Jay Hutchinson - Blue Zig Zag 4
About the Artwork: A limited edition of 9 hand-embroidered works made exclusively for Fiksate Gallery! Each is digitally printed and then hand-stitched. Some are sanded and stressed to create a street-worn appearance, some are left crisp and fresh. Jay Hutchinson's art makes you look again. It takes the throwaway, literally, and raises it to a level where it is no longer worthless. Using as his subject discarded scraps and rubbish found on his daily journeys, he recreates the items and reinvents them as intricate and attractive embroidered pieces. This allows us to appreciate that even the detritus of everyday life can have its own surprising and subversive beauty.
About the Artist: Jay Hutchinson is a New Zealand artist based in Dunedin. He graduated from the Dunedin School of Art with an MFA in 2008 and worked with numerous mediums including hand-embroidery, performance, drawing, video, and fabric construction. His most recent projects have explored product fetishism, the devaluation of the worker and our decaying economic system.

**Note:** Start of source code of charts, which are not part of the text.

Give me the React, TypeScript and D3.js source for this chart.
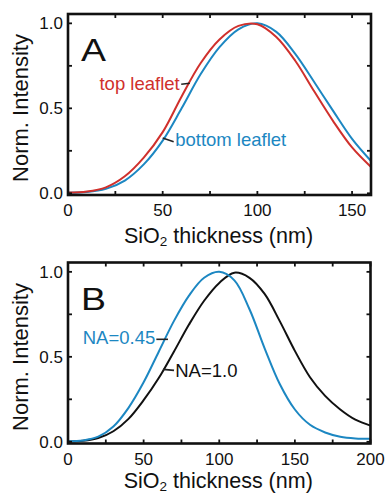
import * as d3 from 'd3';
import { useEffect, useRef } from 'react';

// panel A: top vs bottom leaflet
const thicknessA = [0, 10, 20, 30, 40, 50, 60, 70, 80, 90, 100, 110, 120, 130, 140, 150, 160];
const topLeaflet = [0.004, 0.01, 0.035, 0.1, 0.21, 0.36, 0.57, 0.765, 0.905, 0.985, 0.995, 0.92, 0.78, 0.6, 0.425, 0.27, 0.155];
const bottomLeaflet = [0.003, 0.007, 0.026, 0.075, 0.17, 0.31, 0.5, 0.7, 0.86, 0.965, 1.0, 0.95, 0.82, 0.655, 0.485, 0.32, 0.19];

// panel B: two numerical apertures
const thicknessB = [0, 10, 20, 30, 40, 50, 60, 70, 80, 90, 100, 110, 120, 130, 140, 150, 160, 170, 180, 190, 200];
const na045 = [0.003, 0.008, 0.03, 0.09, 0.2, 0.35, 0.53, 0.71, 0.86, 0.965, 1.0, 0.95, 0.78, 0.55, 0.34, 0.19, 0.1, 0.055, 0.03, 0.02, 0.018];
const na10 = [0.002, 0.006, 0.022, 0.062, 0.135, 0.245, 0.375, 0.53, 0.69, 0.83, 0.935, 0.995, 0.965, 0.87, 0.71, 0.535, 0.38, 0.27, 0.19, 0.13, 0.095];

const xTickLabelsA = [0, 50, 100, 150];
const xTickLabelsB = [0, 50, 100, 150, 200];
const yTickLabels = [0, 0.5, 1];

const RED = '#d0302c';
const BLUE = '#1c87c2';
const INK = '#111';
const FONT = '"Liberation Sans", Arial, sans-serif';

type Series = { xs: number[]; ys: number[]; color: string };
type Note = { text: string; at: [number, number]; anchor: string; color: string; leader: [number, number, number, number] };
type Panel = {
  top: number;
  bottom: number;
  left: number;
  right: number;
  xMax: number;
  xLabels: number[];
  letter: string;
  series: Series[];
  notes: Note[];
  yTitleY: number;
  xTitleY: number;
};

function drawPanel(svg: d3.Selection<SVGSVGElement, unknown, null, undefined>, p: Panel) {
  const g = svg.append('g');
  const x = d3.scaleLinear().domain([0, p.xMax]).range([p.left, p.right]);
  const y = d3.scaleLinear().domain([-0.01, 1.055]).range([p.bottom, p.top]);
  const xMinor = d3.range(0, p.xMax + 1, 25);
  const yMinor = [0, 0.25, 0.5, 0.75, 1];
  const tk = 4;

  const line = d3
    .line<number>()
    .curve(d3.curveCatmullRom.alpha(0.5));

  p.series.forEach((s) => {
    line.x((_, i) => x(s.xs[i])).y((d) => y(d));
    g.append('path')
      .attr('d', line(s.ys))
      .attr('fill', 'none')
      .attr('stroke', s.color)
      .attr('stroke-width', 2);
  });

  // ticks on all four sides, pointing inward
  const tickStyle = (sel: any) => sel.attr('stroke', INK).attr('stroke-width', 1.8);
  g.selectAll('line.xb').data(xMinor).join('line')
    .attr('x1', (d) => x(d)).attr('x2', (d) => x(d))
    .attr('y1', p.bottom).attr('y2', p.bottom - tk).call(tickStyle);
  g.selectAll('line.xt').data(xMinor).join('line')
    .attr('x1', (d) => x(d)).attr('x2', (d) => x(d))
    .attr('y1', p.top).attr('y2', p.top + tk).call(tickStyle);
  g.selectAll('line.yl').data(yMinor).join('line')
    .attr('y1', (d) => y(d)).attr('y2', (d) => y(d))
    .attr('x1', p.left).attr('x2', p.left + tk).call(tickStyle);
  g.selectAll('line.yr').data(yMinor).join('line')
    .attr('y1', (d) => y(d)).attr('y2', (d) => y(d))
    .attr('x1', p.right).attr('x2', p.right - tk).call(tickStyle);

  g.append('rect')
    .attr('x', p.left).attr('y', p.top)
    .attr('width', p.right - p.left).attr('height', p.bottom - p.top)
    .attr('fill', 'none').attr('stroke', INK).attr('stroke-width', 2.6);

  g.selectAll('text.xl').data(p.xLabels).join('text')
    .attr('x', (d) => x(d)).attr('y', p.bottom + 21)
    .attr('text-anchor', 'middle')
    .attr('font-size', 17).attr('fill', INK)
    .text((d) => d);
  g.selectAll('text.yl').data(yTickLabels).join('text')
    .attr('x', p.left - 5).attr('y', (d) => y(d) + 6)
    .attr('text-anchor', 'end')
    .attr('font-size', 17).attr('fill', INK)
    .text(d3.format('.1f'));

  g.append('text')
    .attr('transform', `translate(28,${p.yTitleY}) rotate(-90)`)
    .attr('text-anchor', 'middle')
    .attr('font-size', 22).attr('fill', INK)
    .text('Norm. Intensity');

  const xt = g.append('text')
    .attr('x', (p.left + p.right) / 2 - 1).attr('y', p.xTitleY)
    .attr('text-anchor', 'middle')
    .attr('font-size', 21.5).attr('fill', INK);
  xt.append('tspan').text('SiO');
  xt.append('tspan').attr('font-size', 13.5).attr('dy', 3).text('2');
  xt.append('tspan').attr('dy', -3).text(' thickness (nm)');

  g.append('text')
    .attr('x', p.left + 13).attr('y', p.top + 47)
    .attr('font-size', 31).attr('fill', INK)
    .attr('textLength', 25).attr('lengthAdjust', 'spacingAndGlyphs')
    .text(p.letter);

  p.notes.forEach((n) => {
    g.append('line')
      .attr('x1', x(n.leader[0])).attr('y1', y(n.leader[1]))
      .attr('x2', x(n.leader[2])).attr('y2', y(n.leader[3]))
      .attr('stroke', '#222').attr('stroke-width', 1.6);
    g.append('text')
      .attr('x', x(n.at[0])).attr('y', y(n.at[1]))
      .attr('text-anchor', n.anchor)
      .attr('font-size', 18.5).attr('fill', n.color)
      .text(n.text);
  });
}

export default function App() {
  const ref = useRef<SVGSVGElement | null>(null);

  useEffect(() => {
    const svg = d3.select(ref.current as SVGSVGElement);
    svg.selectAll('*').remove();
    svg.attr('font-family', FONT);

    drawPanel(svg, {
      top: 14, bottom: 195, left: 68, right: 371,
      xMax: 160, xLabels: xTickLabelsA, letter: 'A',
      series: [
        { xs: thicknessA, ys: bottomLeaflet, color: BLUE },
        { xs: thicknessA, ys: topLeaflet, color: RED },
      ],
      notes: [
        { text: 'top leaflet', at: [59, 0.61], anchor: 'end', color: RED, leader: [59.8, 0.642, 64.3, 0.648] },
        { text: 'bottom leaflet', at: [56.6, 0.278], anchor: 'start', color: BLUE, leader: [50, 0.325, 55.8, 0.303] },
      ],
      yTitleY: 108,
      xTitleY: 243,
    });

    drawPanel(svg, {
      top: 262.5, bottom: 443.5, left: 68, right: 370.5,
      xMax: 200, xLabels: xTickLabelsB, letter: 'B',
      series: [
        { xs: thicknessB, ys: na10, color: INK },
        { xs: thicknessB, ys: na045, color: BLUE },
      ],
      notes: [
        { text: 'NA=0.45', at: [57.7, 0.577], anchor: 'end', color: BLUE, leader: [58.4, 0.603, 66.1, 0.603] },
        { text: 'NA=1.0', at: [70.9, 0.381], anchor: 'start', color: INK, leader: [62.8, 0.426, 70.1, 0.42] },
      ],
      yTitleY: 357,
      xTitleY: 487.5,
    });
  }, []);

  return (
    <svg
      ref={ref}
      width={385}
      height={493}
      style={{ position: 'absolute', left: 0, top: 0, background: '#fff' }}
    />
  );
}
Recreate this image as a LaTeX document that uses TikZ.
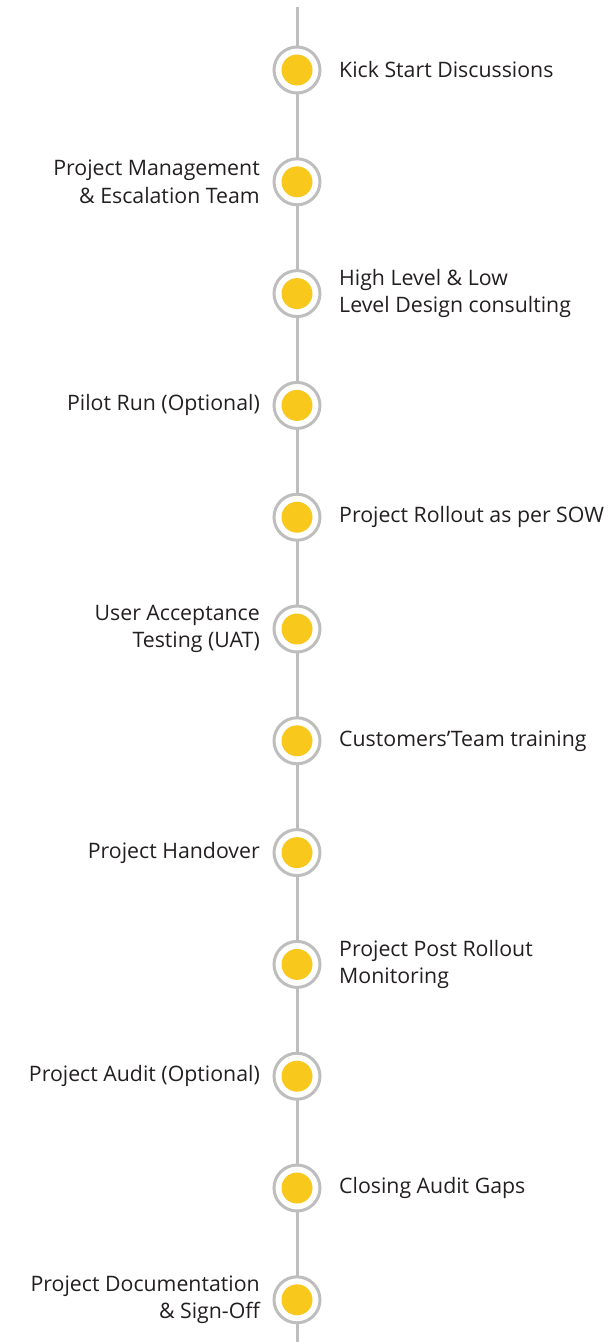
\documentclass[tikz,border=0pt]{standalone}
\usepackage{fontspec}
\setmainfont{Open Sans}
\usetikzlibrary{positioning}
\definecolor{ringgray}{HTML}{BEBEBE}
\definecolor{dotyellow}{HTML}{F9C81C}
\definecolor{textblack}{HTML}{231F20}

\begin{document}
\begin{tikzpicture}[x=1pt,y=-1pt,
  ring/.style={circle,draw=ringgray,line width=3pt,fill=white,minimum size=46pt,inner sep=0pt},
  dot/.style={circle,fill=dotyellow,minimum size=31pt,inner sep=0pt},
  lbl/.style={inner sep=0pt,text=textblack,font=\fontsize{21.3}{27.5}\selectfont},
  rlbl/.style={lbl,align=left,right=17.5pt of #1},
  llbl/.style={lbl,align=right,left=12.5pt of #1}]
  \useasboundingbox (0,0) rectangle (609,1342);
  % the spine
  \coordinate (top) at (297,7);
  \coordinate (bot) at (297,1342);
  \draw[ringgray,line width=3pt] (top) -- (bot);

  % milestones
  \node[ring] (s1) at (297,70) {};
  \node[ring] (s2) at (297,181.8) {};
  \node[ring] (s3) at (297,293.6) {};
  \node[ring] (s4) at (297,405.4) {};
  \node[ring] (s5) at (297,517.2) {};
  \node[ring] (s6) at (297,629) {};
  \node[ring] (s7) at (297,740.8) {};
  \node[ring] (s8) at (297,852.6) {};
  \node[ring] (s9) at (297,964.4) {};
  \node[ring] (s10) at (297,1076.2) {};
  \node[ring] (s11) at (297,1188) {};
  \node[ring] (s12) at (297,1299.8) {};
  \node[dot] at (s1) {};
  \node[dot] at (s2) {};
  \node[dot] at (s3) {};
  \node[dot] at (s4) {};
  \node[dot] at (s5) {};
  \node[dot] at (s6) {};
  \node[dot] at (s7) {};
  \node[dot] at (s8) {};
  \node[dot] at (s9) {};
  \node[dot] at (s10) {};
  \node[dot] at (s11) {};
  \node[dot] at (s12) {};

  % labels
  \node[rlbl=s1] (t1) {Kick Start Discussions};
  \node[llbl=s2] (t2) {Project Management\\ \& Escalation Team};
  \node[rlbl=s3] (t3) {High Level \& Low\\Level Design consulting};
  \node[llbl=s4] (t4) {Pilot Run (Optional)};
  \node[rlbl=s5] (t5) {Project Rollout as per SOW};
  \node[llbl=s6] (t6) {User Acceptance\\ Testing (UAT)};
  \node[rlbl=s7] (t7) {Customers’Team training};
  \node[llbl=s8] (t8) {Project Handover};
  \node[rlbl=s9] (t9) {Project Post Rollout\\Monitoring};
  \node[llbl=s10] (t10) {Project Audit (Optional)};
  \node[rlbl=s11] (t11) {Closing Audit Gaps};
  \node[llbl=s12] (t12) {Project Documentation\\ \& Sign-Off};
\end{tikzpicture}
\end{document}
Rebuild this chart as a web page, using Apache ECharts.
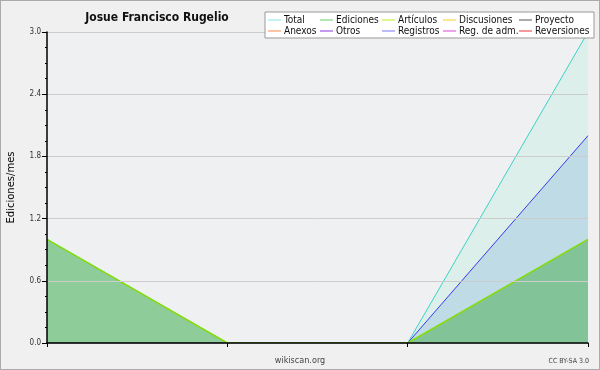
<!DOCTYPE html>
<html><head><meta charset="utf-8">
<script src="https://cdn.jsdelivr.net/npm/echarts@6/dist/echarts.min.js"></script>
<style>
html,body{margin:0;padding:0;background:#f0f0f0;}
#c{width:600px;height:370px;box-sizing:border-box;border:1px solid #aaa;}
</style></head><body>
<div id="c"></div>
<script>
const categories = ['m1','m2','m3','m4'];
const total = [1,0,0,3];
const ediciones = [1,0,0,1];
const articulos = [1,0,0,1];
const registros = [0,0,0,2];
const legendCols = [['Total','Anexos'],['Ediciones','Otros'],['Artículos','Registros'],['Discusiones','Reg. de adm.'],['Proyecto','Reversiones']];
const legendColors = {
 'Total':'#88e4e0','Ediciones':'#66cc66','Artículos':'#bbee22','Discusiones':'#ffcc22','Proyecto':'#555555',
 'Anexos':'#ff8844','Otros':'#8833dd','Registros':'#7777ff','Reg. de adm.':'#dd44dd','Reversiones':'#ee3333'
};
const yMin = 0, yMax = 3, yStep = 0.6;

const font = '"DejaVu Sans Condensed", "DejaVu Sans"';
const dataMap = {'Total':total,'Ediciones':ediciones,'Artículos':articulos,'Registros':registros};
const lineColors = {'Total':'#3cd2c8','Ediciones':'#55bb55','Artículos':'#88dd11','Registros':'#3a3aee'};
const areaColors = {'Total':'rgba(130,240,195,0.17)','Registros':'rgba(100,160,220,0.25)','Ediciones':'rgba(90,180,100,0.6)'};
const order = ['Total','Registros','Ediciones','Artículos','Discusiones','Proyecto','Anexos','Otros','Reg. de adm.','Reversiones'];
const series = order.map((n,i)=>{
  const s = {name:n,type:'line',data:dataMap[n]||[],showSymbol:false,symbol:'none',z:2+i,
    lineStyle:{width:n==='Artículos'?1.5:1,color:lineColors[n]||legendColors[n]},
    itemStyle:{color:legendColors[n]},animation:false};
  if(areaColors[n]) s.areaStyle={color:areaColors[n],opacity:1};
  return s;
});
const colX = [267,319,381,442,518];
const legends = legendCols.map((col,i)=>({
  orient:'vertical',left:colX[i],top:14,itemGap:1,itemWidth:13,itemHeight:1,padding:0,z:30,
  icon:'rect',selectedMode:false,
  data:col.map(n=>({name:n,itemStyle:{color:legendColors[n]}})),
  textStyle:{fontFamily:font,fontSize:10,color:'#111',padding:[0,0,0,-2]}
}));
const chart = echarts.init(document.getElementById('c'),null,{renderer:'canvas'});
chart.setOption({
  animation:false,
  backgroundColor:'#f0f0f0',
  title:{text:'Josue Francisco Rugelio',left:151,top:6,textAlign:'center',
    textStyle:{fontFamily:font,fontSize:12,fontWeight:'bold',color:'#111'}},
  legend:legends,
  grid:{left:46,right:11,top:31,bottom:26,show:true,backgroundColor:'#eff0f2',borderWidth:0,outerBoundsMode:'none',containLabel:false},
  graphic:[
    {type:'rect',shape:{x:264,y:11,width:329,height:26},style:{fill:'#fff',stroke:'#999',lineWidth:1},z:25},
    {type:'text',left:'center',top:355,style:{text:'wikiscan.org',fontFamily:font,fontSize:9,fill:'#444'}},
    {type:'text',right:10,top:357,style:{text:'CC BY-SA 3.0',fontFamily:font,fontSize:7,fill:'#444'}}
  ],
  xAxis:{type:'category',data:categories,boundaryGap:false,z:20,
    axisLine:{lineStyle:{color:'#000',width:1.5}},
    axisTick:{show:true,length:4,lineStyle:{color:'#000'}},
    axisLabel:{show:false},splitLine:{show:false}},
  yAxis:{type:'value',min:yMin,max:yMax,interval:yStep,z:20,
    name:'Ediciones/mes',nameLocation:'middle',nameGap:31,
    nameTextStyle:{fontFamily:'DejaVu Sans',fontSize:10,color:'#000'},
    axisLine:{show:true,lineStyle:{color:'#000',width:1.5}},
    axisTick:{show:true,length:5,lineStyle:{color:'#000'}},
    minorTick:{show:true,splitNumber:4,length:2,lineStyle:{color:'#000'}},
    axisLabel:{fontFamily:font,fontSize:8,color:'#333',margin:6,formatter:v=>v.toFixed(1)},
    splitLine:{show:true,lineStyle:{color:'#cccccc',width:1}}},
  series:series
});
</script></body></html>
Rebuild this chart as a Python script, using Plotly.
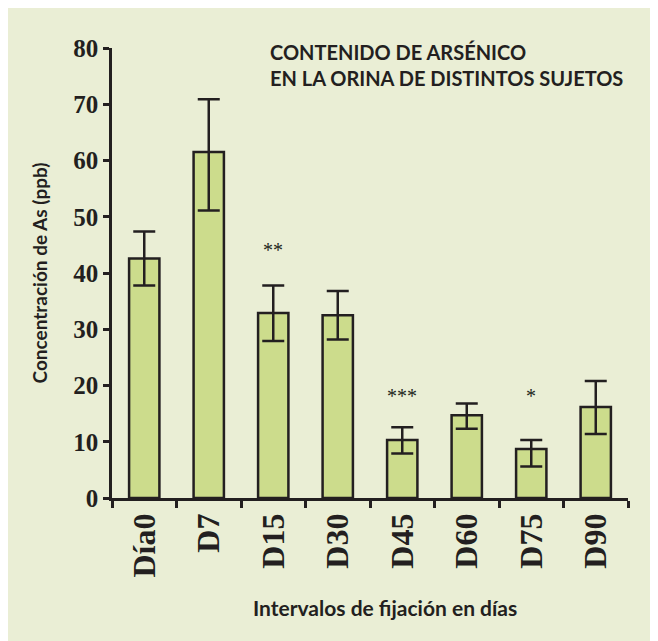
import plotly.graph_objects as go

categories = ["Día0", "D7", "D15", "D30", "D45", "D60", "D75", "D90"]
means = [42.6, 61.5, 32.9, 32.5, 10.3, 14.7, 8.7, 16.2]
err_upper = [47.4, 70.9, 37.8, 36.8, 12.6, 16.8, 10.3, 20.8]
err_lower = [37.8, 51.1, 27.9, 28.2, 7.9, 12.3, 5.6, 11.4]
y_ticks = [0, 10, 20, 30, 40, 50, 60, 70, 80]
signif_cats = ["D15", "D45", "D75"]
signif_marks = ["**", "***", "*"]
signif_y = [44.1, 18.1, 18.1]

plus = [u - m for u, m in zip(err_upper, means)]
minus = [m - l for m, l in zip(means, err_lower)]

BG = "#EAEED5"
INK = "#231F20"
BAR = "#CCDC8C"

fig = go.Figure()
fig.add_trace(go.Bar(
    x=categories, y=means, width=0.47,
    marker=dict(color=BAR, line=dict(color=INK, width=2.5)),
    error_y=dict(type="data", symmetric=False, array=plus, arrayminus=minus,
                 color=INK, thickness=2.5, width=11),
    showlegend=False,
))

for c, s, yv in zip(signif_cats, signif_marks, signif_y):
    fig.add_annotation(x=c, y=yv, text=s, showarrow=False, yanchor="middle",
                       font=dict(family="Liberation Serif", size=20, color=INK))

fig.add_annotation(x=0.302, y=1.022, xref="paper", yref="paper", xanchor="left", yanchor="top",
                   align="left", showarrow=False,
                   text="CONTENIDO DE ARSÉNICO<br>EN LA ORINA DE DISTINTOS SUJETOS",
                   font=dict(family="Lato", size=20, color=INK, weight="bold"))

fig.add_annotation(x=0.529, y=-0.243, xref="paper", yref="paper", xanchor="center", yanchor="middle",
                   showarrow=False, text="Intervalos de fijación en días",
                   font=dict(family="Lato", size=21, color=INK, weight="bold"))

fig.update_layout(
    width=650, height=633,
    margin=dict(l=104, r=30, t=40, b=143),
    paper_bgcolor=BG, plot_bgcolor=BG,
    xaxis=dict(type="category", tickson="boundaries", ticks="outside", ticklen=7, tickwidth=2.5,
               tickcolor=INK, showline=True, linewidth=2.5, linecolor=INK, tickangle=-90,
               tickfont=dict(family="Liberation Serif", size=32, color=INK, weight="bold"),
               showgrid=False, zeroline=False),
    yaxis=dict(range=[0, 80], tickvals=y_ticks, ticks="outside", ticklen=6, tickwidth=2.5,
               tickcolor=INK, showline=True, linewidth=2.5, linecolor=INK,
               tickfont=dict(family="Liberation Serif", size=25, color=INK, weight="bold"),
               showgrid=False, zeroline=False,
               title=dict(text="Concentración de As (ppb)", standoff=21,
                          font=dict(family="Lato", size=19, color=INK, weight="bold"))),
)

fig.write_html("out.html")
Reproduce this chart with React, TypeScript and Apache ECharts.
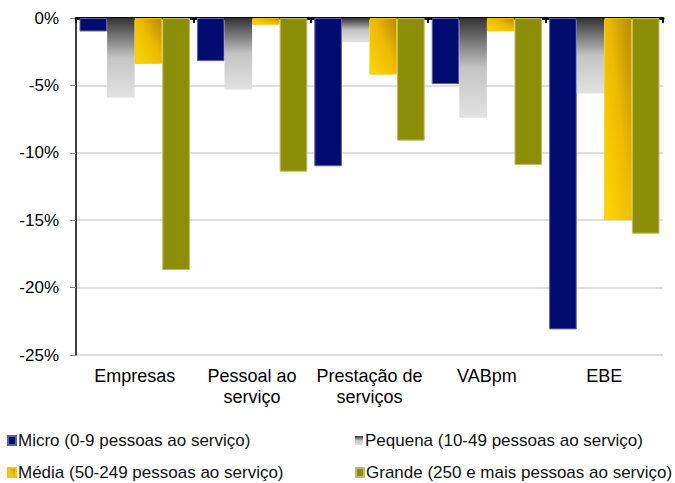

Hutchinson is interested in the archaeology of the discarded, forgotten, and thrown away.
His meticulously embroidered objects reflect the indulgences of 21st-century society – seductive yet destructive consumables such as fast food, tobacco, and confectionery.
Hutchinson uses the methodologies of archaeology and art to subvert the hierarchy of objects and in labouring over the rejected, his work confuses the boundaries between treasure and trash. In elevating debris his work acts as a rejection of romance – which is closely tied to the myths of both the artist and the archaeologist. In popular fiction both are cast as glamourous figures, when the reality of both careers requires copious and sometimes tedious amounts of time spent researching, writing proposals, networking, and finally making or working in the field.
All of the items are found by Hutchinson on foot, their importance being in their discovery in transitory spaces. These streets and alleyways are democratic sites in which anyone can move and exist – and leave behind their trace. Just as it is for an archaeologist, context is central to this artist’s process. Each item is documented in situ, then carefully removed (when possible), cleaned, and preserved for study and reproduction.
But what do they mean now that they exist within the white walls of the gallery? In this new context, they become artifacts of contemporary culture – evidence of this critical moment when capitalism and climate change have become sources of existential dread.